Après avoir chanté Piaf à sa façon au cours des dernières années, Martha Wainwright présentait son tout nouvel album Come Home To Mama lors de sa rentrée montréalaise au Corona, lundi soir. Accompagnée de trois nouveaux musiciens, d'une choriste et de son mari Brad Albetta à la basse, elle a proposé en partant pas moins de six chansons du nouveau disque.

Malgré la présence du claviériste Jared Samuel, qui est également de Come Home To Mama, le son électro qui donne des couleurs originales aux nouvelles compositions était très discret.  Il faut dire qu'au parterre en tout cas, la sonorisation de la toute première chanson I Am Sorry manquait de netteté et de précision et qu'on y distinguait difficilement le son des claviers. Par la suite, ça s'est amélioré mais sauf exception - comme la jolie Four Black Sheep -, c'est surtout le son des guitares qui dominait.

Le public du Corona renouait avec plaisir avec cette jeune femme qui a du chien et qui fait parfois penser à une jeune Chrissie Hynde par sa dégaine rock and roll. Mais Martha Wainwright, c'est d'abord une chanteuse en liberté capable de nous faire passer par toute la gamme des émotions et de racheter ainsi quelques faux pas de cette soirée qui par moments prenait des allures de générale.

Malgré son talent indiscutable, Martha a encore sur scène ce petit côté brouillon qui fait partie de l'héritage familial. Mais alors que son frère Rufus a acquis avec les ans une rigueur et un professionnalisme qui n'éteignent pas sa spontanéité, Martha perd un peu de l'ascendant qu'elle a sur son public en s'égarant dans toutes sortes de distractions.
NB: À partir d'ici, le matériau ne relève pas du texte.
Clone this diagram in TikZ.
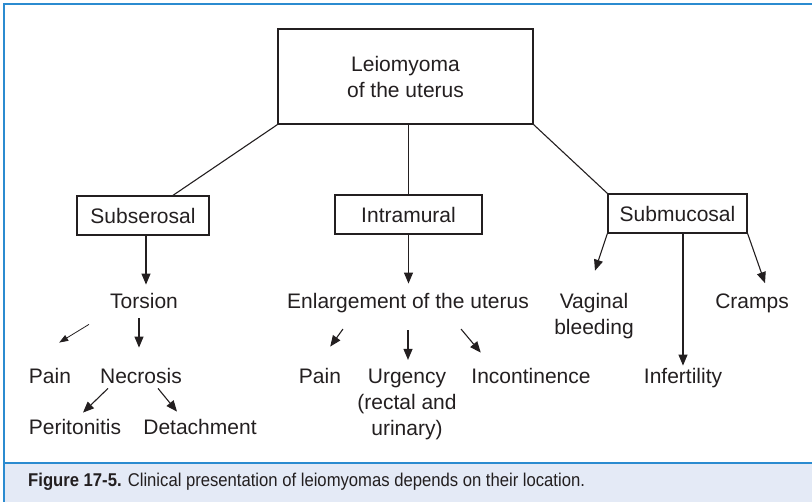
\documentclass[tikz,border=0pt]{standalone}
\usepackage{fontspec}
\setmainfont{Liberation Sans}
\newfontfamily\capfont[FakeStretch=0.9]{Liberation Sans}
\usetikzlibrary{arrows.meta,calc}
\definecolor{frameblue}{HTML}{2B8BD0}
\definecolor{capfill}{HTML}{E4EAF6}
\definecolor{ink}{HTML}{231F20}
\tikzset{
    >={Triangle[length=11pt,width=9pt]},
    sitebox/.style={rectangle, draw=ink, line width=1.3pt, minimum height=39pt, inner sep=0pt, align=center, text=ink},
    leaf/.style={inner sep=2pt, anchor=base, text=ink},
    stack/.style={inner sep=2pt, align=center, text=ink},
    link/.style={draw=ink, line width=1.1pt},
    pointer/.style={->, draw=ink, line width=1.1pt},
    thinpointer/.style={-{Triangle[length=9pt,width=6.5pt]}, draw=ink, line width=0.8pt}
}

\begin{document}
\begin{tikzpicture}[x=1pt, y=-1pt, font=\fontsize{21}{26}\selectfont]
    \useasboundingbox (0,0) rectangle (812,502);
    \fill[capfill] (5,464) rectangle (812,502);
    \draw[frameblue, line width=2pt] (4,502) -- (4,4) -- (812,4);
    \draw[frameblue, line width=2pt] (5,463) -- (812,463);

    \node[sitebox, minimum width=255pt, minimum height=95pt] (root) at (405.5,76.5) {Leiomyoma\\of the uterus};
    \node[sitebox, minimum width=132pt] (subs) at (143,215.5) {Subserosal};
    \node[sitebox, minimum width=147pt] (intra) at (408.5,214.5) {Intramural};
    \node[sitebox, minimum width=139pt] (submuc) at (677.5,213.5) {Submucosal};

    \node[leaf] (torsion) at (144,308.5) {Torsion};
    \node[leaf] (enlarge) at (408,308.5) {Enlargement of the uterus};
    \node[stack] (vaginal) at (594,316) {Vaginal\\bleeding};
    \node[leaf] (cramps) at (752,308.5) {Cramps};
    \node[leaf] (painA) at (50,383.5) {Pain};
    \node[leaf] (necrosis) at (141,383.5) {Necrosis};
    \node[leaf] (painB) at (320,383.5) {Pain};
    \node[stack] (urgency) at (407,404) {Urgency\\(rectal and\\urinary)};
    \node[leaf] (incont) at (531,383.5) {Incontinence};
    \node[leaf] (infert) at (683,383.5) {Infertility};
    \node[leaf] (perit) at (75,434.5) {Peritonitis};
    \node[leaf] (detach) at (200,434.5) {Detachment};

    \draw[link] (root.south west) -- ($(subs.north)+(30,0)$);
    \draw[link] (root.south -| intra.north) -- (intra.north);
    \draw[link] (root.south east) -- (submuc.north west);

    \draw[pointer] ($(subs.south)+(3,0)$) -- ($(torsion.north)+(2,-6.5)$);
    \draw[thinpointer] ($(torsion.south west)+(-19,13.5)$) -- ($(painA.north east)+(-14,-23.5)$);
    \draw[pointer] ($(torsion.south)+(-5,7.5)$) -- ($(necrosis.north)+(-2,-18.5)$);
    \draw[pointer] ($(necrosis.south)+(-33,2.5)$) -- ($(perit.north)+(8,-4.5)$);
    \draw[pointer] ($(necrosis.south)+(17,2.5)$) -- ($(detach.north)+(-23,-5.5)$);

    \draw[pointer] (intra.south) -- ($(enlarge.north)+(0.5,-7.5)$);
    \draw[pointer] ($(enlarge.south west)+(58,14)$) -- ($(painB.north east)+(-13,-19.5)$);
    \draw[pointer] ($(enlarge.south)+(0,15)$) -- ($(urgency.north)+(1,-6.5)$);
    \draw[pointer] ($(enlarge.south east)+(-70,14)$) -- ($(incont.north west)+(11.5,-13.5)$);

    \draw[pointer] (submuc.south west) -- ($(vaginal.north)+(1,-20.3)$);
    \draw[pointer] ($(submuc.south)+(5.5,0)$) -- ($(infert.north)+(0,-0.5)$);
    \draw[pointer] (submuc.south east) -- ($(cramps.north)+(13,-8.5)$);

    \node[anchor=base west, inner sep=0pt, text=ink, font=\capfont\fontsize{18.5}{22}\selectfont] (caption) at (28,487)
        {\textbf{Figure 17-5.} Clinical presentation of leiomyomas depends on their location.};
\end{tikzpicture}
\end{document}
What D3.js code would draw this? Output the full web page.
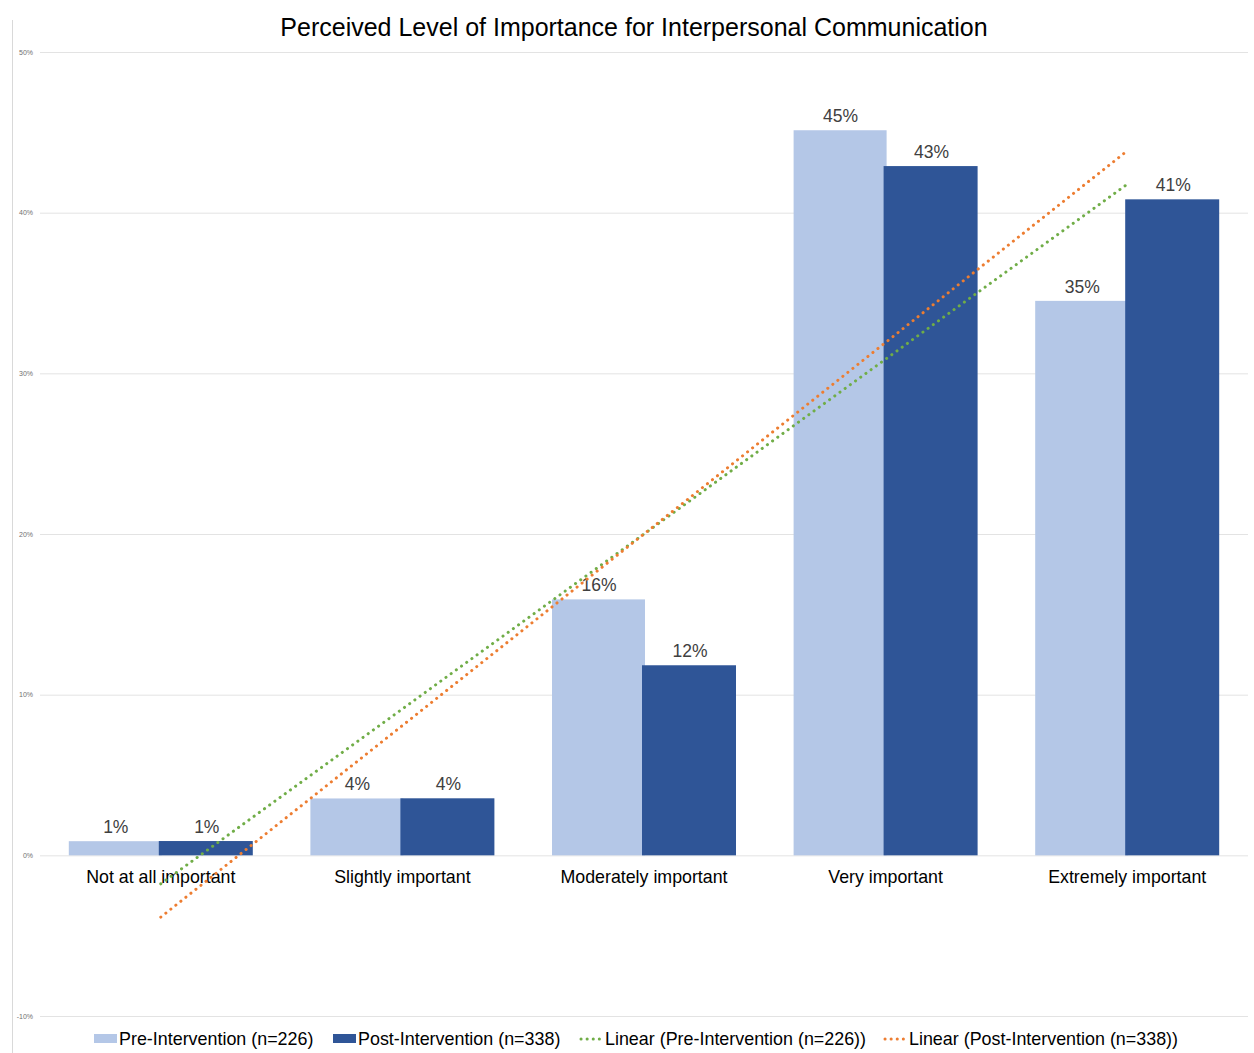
<!DOCTYPE html>
<html>
<head>
<meta charset="utf-8">
<script src="https://cdn.jsdelivr.net/npm/d3@7"></script>
<style>
  html, body { margin: 0; padding: 0; background: #fff; }
  svg { display: block; font-family: "Liberation Sans", Arial, Helvetica, sans-serif; }
</style>
</head>
<body>
<svg id="chart" width="1254" height="1053"></svg>
<script>
// Survey responses (share of respondents, %)
const categories = ["Not at all important", "Slightly important", "Moderately important", "Very important", "Extremely important"];
const preValues = [0.88, 3.54, 15.93, 45.13, 34.51];
const postValues = [0.89, 3.55, 11.83, 42.90, 40.83];
const seriesNames = ["Pre-Intervention (n=226)", "Post-Intervention (n=338)"];
const yTicks = [-10, 0, 10, 20, 30, 40, 50];

const colors = { pre: "#B4C7E7", post: "#2F5597", preTrend: "#70AD47", postTrend: "#ED7D31" };

const svg = d3.select("#chart");
const W = 1254, H = 1053;
const plot = { left: 40, right: 1248, top: 52, bottom: 1016 };

const x = d3.scaleBand().domain(categories).range([plot.left, plot.right]).padding(0);
const y = d3.scaleLinear().domain([-10, 50]).range([plot.bottom, plot.top]);

// chart frame edge on the left
svg.append("line")
  .attr("x1", 12.5).attr("x2", 12.5).attr("y1", 20).attr("y2", H)
  .attr("stroke", "#d9d9d9").attr("stroke-width", 1);

// title
svg.append("text")
  .attr("x", 634).attr("y", 36)
  .attr("text-anchor", "middle")
  .attr("font-size", 25)
  .attr("fill", "#000")
  .text("Perceived Level of Importance for Interpersonal Communication");

// gridlines + tick labels
const yAxis = d3.axisLeft(y).tickValues(yTicks).tickSize(-(plot.right - plot.left)).tickFormat(d => d + "%");
const gAxis = svg.append("g").attr("transform", `translate(${plot.left},0)`).call(yAxis);
gAxis.select(".domain").remove();
gAxis.selectAll(".tick line").attr("stroke", "#e3e3e3").attr("stroke-width", 1);
gAxis.selectAll(".tick text")
  .attr("x", -7).attr("font-size", 7).attr("fill", "#707070")
  .attr("font-family", "\"Liberation Sans\", Arial, sans-serif");

const cx = d => x(d) + x.bandwidth() / 2;
const barW = 92;

// pre bars
svg.append("g").selectAll("rect")
  .data(categories.map((c, i) => ({ c, v: preValues[i] })))
  .join("rect")
  .attr("x", d => cx(d.c) - barW)
  .attr("width", barW + 1)
  .attr("y", d => y(d.v))
  .attr("height", d => y(0) - y(d.v))
  .attr("fill", colors.pre);

// post bars
svg.append("g").selectAll("rect")
  .data(categories.map((c, i) => ({ c, v: postValues[i] })))
  .join("rect")
  .attr("x", d => cx(d.c) - 2)
  .attr("width", barW + 2)
  .attr("y", d => y(d.v))
  .attr("height", d => y(0) - y(d.v))
  .attr("fill", colors.post);

// value labels
function labels(values, offset) {
  svg.append("g").selectAll("text")
    .data(categories.map((c, i) => ({ c, v: values[i] })))
    .join("text")
    .attr("x", d => cx(d.c) + offset)
    .attr("y", d => y(d.v) - 8)
    .attr("text-anchor", "middle")
    .attr("font-size", 17.5)
    .attr("fill", "#404040")
    .text(d => Math.round(d.v) + "%");
}
labels(preValues, -45);
labels(postValues, 46);

// category labels
svg.append("g").selectAll("text")
  .data(categories)
  .join("text")
  .attr("x", d => cx(d))
  .attr("y", y(0) + 28)
  .attr("text-anchor", "middle")
  .attr("font-size", 17.8)
  .attr("fill", "#000")
  .text(d => d);

// least-squares linear trendlines over category index 1..n
function linearFit(values) {
  const n = values.length;
  const xs = values.map((_, i) => i + 1);
  const mx = d3.mean(xs), my = d3.mean(values);
  const slope = d3.sum(xs.map((xi, i) => (xi - mx) * (values[i] - my))) / d3.sum(xs.map(xi => (xi - mx) ** 2));
  const intercept = my - slope * mx;
  return [1, n].map(xi => ({ c: categories[xi - 1], v: intercept + slope * xi }));
}
function trend(values, color) {
  const pts = linearFit(values);
  svg.append("line")
    .attr("x1", cx(pts[0].c)).attr("y1", y(pts[0].v))
    .attr("x2", cx(pts[1].c)).attr("y2", y(pts[1].v))
    .attr("stroke", color).attr("stroke-width", 3)
    .attr("stroke-linecap", "round")
    .attr("stroke-dasharray", "0.1 6.3");
}
trend(preValues, colors.preTrend);
trend(postValues, colors.postTrend);

// legend
const legendY = 1038;
const legend = svg.append("g");
const items = [
  { type: "rect", color: colors.pre, label: seriesNames[0], x: 94 },
  { type: "rect", color: colors.post, label: seriesNames[1], x: 333 },
  { type: "line", color: colors.preTrend, label: `Linear (${seriesNames[0]})`, x: 580 },
  { type: "line", color: colors.postTrend, label: `Linear (${seriesNames[1]})`, x: 884 }
];
items.forEach(it => {
  if (it.type === "rect") {
    legend.append("rect").attr("x", it.x).attr("y", legendY - 4).attr("width", 23).attr("height", 9).attr("fill", it.color);
  } else {
    legend.append("line")
      .attr("x1", it.x + 1).attr("x2", it.x + 22).attr("y1", legendY + 1).attr("y2", legendY + 1)
      .attr("stroke", it.color).attr("stroke-width", 3).attr("stroke-linecap", "round")
      .attr("stroke-dasharray", "0.1 6");
  }
  legend.append("text")
    .attr("x", it.x + 25).attr("y", legendY + 7)
    .attr("font-size", 17.9).attr("fill", "#000")
    .text(it.label);
});
</script>
</body>
</html>
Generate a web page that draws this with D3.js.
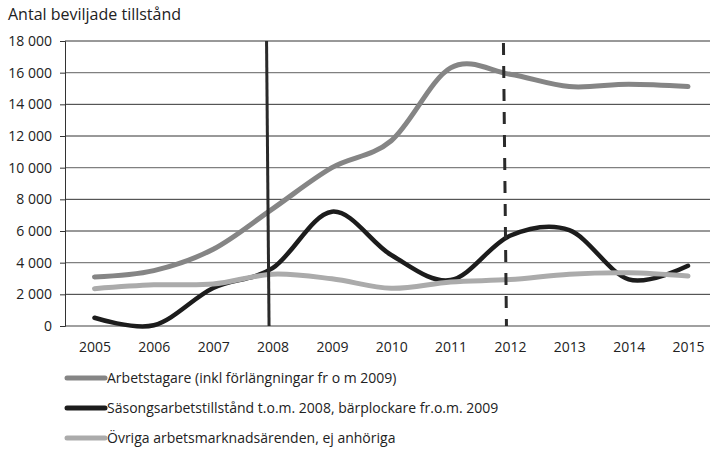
<!DOCTYPE html>
<html>

<head>
    <meta charset=utf-8 />
    <script src="https://cdn.jsdelivr.net/npm/d3@7"></script>
    <title>Antal beviljade tillstånd</title>
    <style>
        html,
        body {
            margin: 0;
            padding: 0;
            background: white;
        }

        svg {
            display: block;
            font-family: "Open Sans", sans-serif;
        }

        .series {
            fill: none;
            stroke-linecap: round;
            stroke-linejoin: round;
        }
    </style>
</head>

<body>
    <svg width="710" height="455"></svg>
    <script>
        var years = [2005, 2006, 2007, 2008, 2009, 2010, 2011, 2012, 2013, 2014, 2015];
        var arbetstagare = [3100, 3500, 4850, 7400, 10000, 11700, 16300, 15900, 15120, 15270, 15120];
        var sasong = [520, 50, 2400, 3650, 7220, 4480, 2900, 5700, 6050, 2950, 3800];
        var ovriga = [2360, 2600, 2650, 3270, 2980, 2380, 2780, 2930, 3270, 3360, 3160];
        var yTicks = [0, 2000, 4000, 6000, 8000, 10000, 12000, 14000, 16000, 18000];
        var markerYears = [2008, 2012];

        var seriesNames = [
            'Arbetstagare (inkl förlängningar fr o m 2009)',
            'Säsongsarbetstillstånd t.o.m. 2008, bärplockare fr.o.m. 2009',
            'Övriga arbetsmarknadsärenden, ej anhöriga'
        ];
        var seriesColors = ['#858585', '#1c1c1c', '#ababab'];

        var series = [arbetstagare, sasong, ovriga].map(function (vals, i) {
            return { name: seriesNames[i], color: seriesColors[i], values: vals };
        });

        var svg = d3.select('svg');

        var x = d3.scalePoint()
            .domain(years)
            .range([94.5, 688]);

        var y = d3.scaleLinear()
            .domain([0, 18000])
            .range([326, 41]);

        var fmt = function (d) {
            return d3.format(',')(d).replace(/,/g, ' ');
        };

        // title
        svg.append('text')
            .attr('x', 8)
            .attr('y', 20)
            .style('font-size', '16px')
            .style('fill', '#222')
            .text('Antal beviljade tillstånd');

        // gridlines
        svg.append('g')
            .selectAll('line')
            .data(yTicks)
            .enter().append('line')
            .attr('x1', 65)
            .attr('x2', 710)
            .attr('y1', function (d) { return y(d); })
            .attr('y2', function (d) { return y(d); })
            .attr('stroke', function (d) {
                return (d / 2000) % 3 === 2 || d === 0 ? '#808080' : '#333';
            })
            .attr('stroke-width', function (d) {
                return (d / 2000) % 3 === 2 || d === 0 ? 1.4 : 1;
            });

        // y axis
        var yAxis = d3.axisLeft(y)
            .tickValues(yTicks)
            .tickFormat(fmt)
            .tickSize(5)
            .tickPadding(8);

        var gy = svg.append('g')
            .attr('transform', 'translate(65,0)')
            .call(yAxis);
        gy.select('.domain').attr('stroke', '#333');
        gy.selectAll('.tick line').attr('stroke', '#333');
        gy.selectAll('text')
            .style('font-size', '14px')
            .style('fill', '#222')
            .style('font-family', '"Open Sans", sans-serif');

        // x axis labels
        var xAxis = d3.axisBottom(x)
            .tickSize(0)
            .tickPadding(16);

        var gx = svg.append('g')
            .attr('transform', 'translate(0,326)')
            .call(xAxis);
        gx.select('.domain').remove();
        gx.selectAll('text')
            .style('font-size', '14px')
            .style('fill', '#222')
            .style('font-family', '"Open Sans", sans-serif');

        // lines
        var line = d3.line()
            .x(function (d, i) { return x(years[i]); })
            .y(function (d) { return y(d); })
            .curve(d3.curveCardinal.tension(0));

        svg.append('g')
            .selectAll('path')
            .data(series)
            .enter().append('path')
            .attr('class', 'series')
            .attr('d', function (d) { return line(d.values); })
            .attr('stroke', function (d) { return d.color; })
            .attr('stroke-width', function (d, i) { return i === 1 ? 4.5 : 5; });

        // marker lines (2008 solid, 2012 dashed)
        svg.append('line')
            .attr('x1', x(markerYears[0]) - 6)
            .attr('x2', x(markerYears[0]) - 3.5)
            .attr('y1', y(18000))
            .attr('y2', y(0))
            .attr('stroke', '#2a2a2a')
            .attr('stroke-width', 3);

        svg.append('line')
            .attr('x1', x(markerYears[1]) - 6.5)
            .attr('x2', x(markerYears[1]) - 3.5)
            .attr('y1', y(18000) + 2)
            .attr('y2', y(0))
            .attr('stroke', '#2a2a2a')
            .attr('stroke-width', 3)
            .attr('stroke-dasharray', '12 11');

        // legend
        var legend = svg.append('g')
            .selectAll('g')
            .data(series)
            .enter().append('g')
            .attr('transform', function (d, i) {
                return 'translate(65,' + (378 + i * 30) + ')';
            });

        legend.append('line')
            .attr('x1', 2)
            .attr('x2', 40)
            .attr('stroke', function (d) { return d.color; })
            .attr('stroke-width', 5)
            .attr('stroke-linecap', 'round');

        legend.append('text')
            .attr('x', 42)
            .attr('dy', '0.35em')
            .style('font-size', '14px')
            .style('fill', '#222')
            .text(function (d) { return d.name; });
    </script>
</body>

</html>
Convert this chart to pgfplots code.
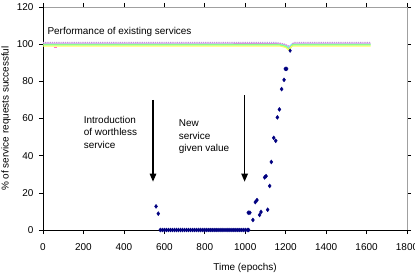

Quand elle dit qu'en ce début de tournée ses musiciens ne sont pas encore très familiers avec les chansons, on met ça sur le compte de l'autodérision qu'elle pratique fréquemment et qui lui fera dire qu'elle prend une guitare électrique uniquement pour le look parce qu'elle ne sait pas vraiment en jouer. Mais, c'est un fait, la plupart des nouvelles chansons sont jouées mollement et n'ont pas l'impact qu'on leur connaît sur disque.

On aime l'humour iconoclaste de Martha qui parle de ses chansons «déprimantes» sur le thème de la fin du monde, mais il arrive aussi qu'on en perde des bouts quand elle parle à côté du micro comme si elle causait en aparté à un musicien ou à un spectateur collé sur la scène. On applaudit chaudement quand elle s'éclate jusqu'à en crier pendant Ball and Chain et qu'elle s'investit corps et âme dans Soudain une vallée de Piaf. On est séduit quand elle chante sobrement Dans le silence des soeurs McGarrigle accompagnée au piano par sa tante Anna puis s'approprie Proserpina, la dernière chanson de sa mère, avec un choeur de trois musiciens.

On sourit même quand elle bafouille légèrement pendant Bye Bye Blackbird et on se dit qu'elle a les moyens de s'attaquer aux standards de la chanson américaine. Mais, au rappel, le charme est carrément rompu quand après un trou de mémoire pendant Stormy Weather, plutôt que de se ressaisir, elle se met à cabotiner avant de s'accrocher à sa voix pour éviter le naufrage.

Le public lui réclame un deuxième rappel et les lumières de la salle sont déjà allumées quand elle revient chanter Bloody Mother Fucking Asshole en s'accompagnant à la guitare acoustique. L'espace de quelques minutes, on retrouve la Martha concentrée, intense et bouleversante qu'on voudrait présente d'un bout à l'autre d'un spectacle.